» **Data provided**:
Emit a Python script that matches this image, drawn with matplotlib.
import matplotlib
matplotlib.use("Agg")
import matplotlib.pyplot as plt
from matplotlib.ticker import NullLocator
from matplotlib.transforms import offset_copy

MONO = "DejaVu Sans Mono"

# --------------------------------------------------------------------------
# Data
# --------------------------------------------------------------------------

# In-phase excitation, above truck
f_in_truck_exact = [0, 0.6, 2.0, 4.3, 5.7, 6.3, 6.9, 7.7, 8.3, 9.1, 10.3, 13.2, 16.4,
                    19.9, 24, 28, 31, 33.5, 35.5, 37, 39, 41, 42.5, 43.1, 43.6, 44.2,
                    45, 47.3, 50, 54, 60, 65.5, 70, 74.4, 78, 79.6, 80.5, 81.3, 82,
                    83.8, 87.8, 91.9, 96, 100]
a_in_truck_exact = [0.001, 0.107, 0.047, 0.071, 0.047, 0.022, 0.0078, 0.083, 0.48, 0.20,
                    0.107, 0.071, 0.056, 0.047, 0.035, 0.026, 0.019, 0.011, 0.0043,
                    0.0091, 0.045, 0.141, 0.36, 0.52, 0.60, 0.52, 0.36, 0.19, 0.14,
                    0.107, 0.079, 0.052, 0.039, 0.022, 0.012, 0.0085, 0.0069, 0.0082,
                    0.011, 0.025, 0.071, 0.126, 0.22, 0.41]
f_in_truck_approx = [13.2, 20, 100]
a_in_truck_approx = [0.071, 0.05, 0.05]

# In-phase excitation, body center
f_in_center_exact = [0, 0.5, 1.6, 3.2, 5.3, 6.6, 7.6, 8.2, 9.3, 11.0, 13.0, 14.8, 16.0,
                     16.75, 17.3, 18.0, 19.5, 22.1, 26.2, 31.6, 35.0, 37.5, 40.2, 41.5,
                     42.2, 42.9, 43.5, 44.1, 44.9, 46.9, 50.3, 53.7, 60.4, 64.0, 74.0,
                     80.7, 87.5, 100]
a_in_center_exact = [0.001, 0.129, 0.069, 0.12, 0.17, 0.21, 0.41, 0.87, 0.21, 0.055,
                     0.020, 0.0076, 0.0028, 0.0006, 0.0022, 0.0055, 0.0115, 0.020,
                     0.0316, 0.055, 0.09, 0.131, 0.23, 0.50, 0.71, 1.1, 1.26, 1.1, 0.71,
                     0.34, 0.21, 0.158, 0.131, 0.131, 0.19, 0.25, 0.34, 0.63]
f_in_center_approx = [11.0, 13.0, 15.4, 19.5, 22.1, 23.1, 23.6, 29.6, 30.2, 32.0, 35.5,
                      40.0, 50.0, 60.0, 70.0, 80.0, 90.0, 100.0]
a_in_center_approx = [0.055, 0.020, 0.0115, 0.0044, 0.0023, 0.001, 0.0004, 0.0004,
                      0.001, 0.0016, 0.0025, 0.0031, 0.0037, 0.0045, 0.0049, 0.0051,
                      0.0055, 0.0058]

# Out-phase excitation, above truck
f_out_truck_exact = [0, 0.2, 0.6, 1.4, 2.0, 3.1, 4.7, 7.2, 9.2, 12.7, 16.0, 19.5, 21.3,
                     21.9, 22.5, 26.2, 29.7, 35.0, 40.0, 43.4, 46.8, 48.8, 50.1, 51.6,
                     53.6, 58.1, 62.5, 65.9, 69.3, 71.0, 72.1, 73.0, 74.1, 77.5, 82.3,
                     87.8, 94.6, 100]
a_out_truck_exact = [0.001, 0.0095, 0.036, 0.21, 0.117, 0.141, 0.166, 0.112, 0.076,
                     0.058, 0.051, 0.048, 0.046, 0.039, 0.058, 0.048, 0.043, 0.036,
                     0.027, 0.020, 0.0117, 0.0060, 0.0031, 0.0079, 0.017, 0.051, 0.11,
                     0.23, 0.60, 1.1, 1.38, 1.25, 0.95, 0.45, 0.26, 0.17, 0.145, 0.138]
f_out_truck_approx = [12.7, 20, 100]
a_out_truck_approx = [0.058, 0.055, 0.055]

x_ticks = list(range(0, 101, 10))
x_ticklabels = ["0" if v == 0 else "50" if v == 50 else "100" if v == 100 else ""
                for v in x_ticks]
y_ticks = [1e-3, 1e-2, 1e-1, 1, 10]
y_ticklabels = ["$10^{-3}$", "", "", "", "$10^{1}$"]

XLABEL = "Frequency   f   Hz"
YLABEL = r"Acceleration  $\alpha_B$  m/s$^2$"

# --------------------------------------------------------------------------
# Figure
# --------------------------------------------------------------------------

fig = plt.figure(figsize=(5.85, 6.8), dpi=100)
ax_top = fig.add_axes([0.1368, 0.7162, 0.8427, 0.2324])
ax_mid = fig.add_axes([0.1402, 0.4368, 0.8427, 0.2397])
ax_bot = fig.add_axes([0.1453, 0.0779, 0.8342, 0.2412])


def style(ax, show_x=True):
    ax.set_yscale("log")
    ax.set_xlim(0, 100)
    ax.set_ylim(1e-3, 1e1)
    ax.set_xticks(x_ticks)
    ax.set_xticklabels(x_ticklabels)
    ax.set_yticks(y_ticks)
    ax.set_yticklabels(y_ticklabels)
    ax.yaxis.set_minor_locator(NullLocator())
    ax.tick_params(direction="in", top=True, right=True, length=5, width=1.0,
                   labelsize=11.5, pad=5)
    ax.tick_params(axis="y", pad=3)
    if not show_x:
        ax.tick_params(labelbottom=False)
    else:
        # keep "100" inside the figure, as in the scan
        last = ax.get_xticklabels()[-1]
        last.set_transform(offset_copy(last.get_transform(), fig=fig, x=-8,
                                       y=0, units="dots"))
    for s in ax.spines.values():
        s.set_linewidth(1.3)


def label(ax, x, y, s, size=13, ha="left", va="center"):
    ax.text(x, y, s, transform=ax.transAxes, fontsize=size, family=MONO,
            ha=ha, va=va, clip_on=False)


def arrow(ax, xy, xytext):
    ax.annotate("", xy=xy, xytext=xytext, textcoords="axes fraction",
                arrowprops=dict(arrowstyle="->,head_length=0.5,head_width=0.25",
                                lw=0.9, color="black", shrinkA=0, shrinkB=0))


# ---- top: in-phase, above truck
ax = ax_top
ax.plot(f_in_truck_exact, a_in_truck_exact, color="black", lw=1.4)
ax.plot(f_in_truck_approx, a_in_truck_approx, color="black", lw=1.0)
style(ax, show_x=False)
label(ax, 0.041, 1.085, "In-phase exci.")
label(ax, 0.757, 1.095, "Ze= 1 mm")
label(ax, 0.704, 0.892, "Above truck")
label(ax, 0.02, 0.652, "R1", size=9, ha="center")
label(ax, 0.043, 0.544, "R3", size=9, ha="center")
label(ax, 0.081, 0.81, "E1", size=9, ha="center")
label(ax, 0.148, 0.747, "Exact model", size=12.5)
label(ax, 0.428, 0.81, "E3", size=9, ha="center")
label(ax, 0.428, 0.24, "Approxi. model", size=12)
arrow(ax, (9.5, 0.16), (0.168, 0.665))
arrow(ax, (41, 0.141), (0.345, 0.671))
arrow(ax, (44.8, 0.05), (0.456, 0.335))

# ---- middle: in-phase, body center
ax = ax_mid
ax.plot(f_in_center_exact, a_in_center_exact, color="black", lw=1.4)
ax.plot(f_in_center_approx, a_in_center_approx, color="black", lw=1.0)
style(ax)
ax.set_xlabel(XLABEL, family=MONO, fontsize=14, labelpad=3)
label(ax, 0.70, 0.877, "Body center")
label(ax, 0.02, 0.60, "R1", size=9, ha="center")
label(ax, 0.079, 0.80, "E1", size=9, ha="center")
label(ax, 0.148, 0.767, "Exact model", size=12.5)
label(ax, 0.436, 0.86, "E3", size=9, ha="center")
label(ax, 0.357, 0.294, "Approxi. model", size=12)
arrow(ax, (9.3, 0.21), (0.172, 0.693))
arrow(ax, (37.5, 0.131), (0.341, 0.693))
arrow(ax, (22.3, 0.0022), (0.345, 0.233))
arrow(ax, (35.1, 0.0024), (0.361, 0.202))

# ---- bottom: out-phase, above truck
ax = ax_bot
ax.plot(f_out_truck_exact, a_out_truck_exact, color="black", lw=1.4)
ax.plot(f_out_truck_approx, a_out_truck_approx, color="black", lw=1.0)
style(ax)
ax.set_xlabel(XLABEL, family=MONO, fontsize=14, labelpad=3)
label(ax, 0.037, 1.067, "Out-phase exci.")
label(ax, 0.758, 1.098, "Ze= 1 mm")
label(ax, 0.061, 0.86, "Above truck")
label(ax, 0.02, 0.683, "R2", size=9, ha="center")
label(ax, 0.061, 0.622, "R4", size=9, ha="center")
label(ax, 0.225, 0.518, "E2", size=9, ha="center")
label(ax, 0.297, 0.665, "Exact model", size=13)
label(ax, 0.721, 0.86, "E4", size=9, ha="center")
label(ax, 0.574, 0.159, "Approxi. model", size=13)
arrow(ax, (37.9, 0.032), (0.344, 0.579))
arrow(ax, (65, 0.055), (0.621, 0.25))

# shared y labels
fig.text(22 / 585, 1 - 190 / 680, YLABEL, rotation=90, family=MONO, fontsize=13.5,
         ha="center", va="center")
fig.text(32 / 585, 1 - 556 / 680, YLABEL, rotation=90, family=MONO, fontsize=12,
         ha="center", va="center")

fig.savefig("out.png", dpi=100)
...
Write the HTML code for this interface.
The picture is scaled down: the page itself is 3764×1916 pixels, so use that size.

» **To do**: Locate the word "that" in the entries, and copy every line where it is found.

» **Right answer**:
Emit a Python script that matches this image, drawn with matplotlib.
The picture is scaled down: the page itself is 3764×1916 pixels, so use that size.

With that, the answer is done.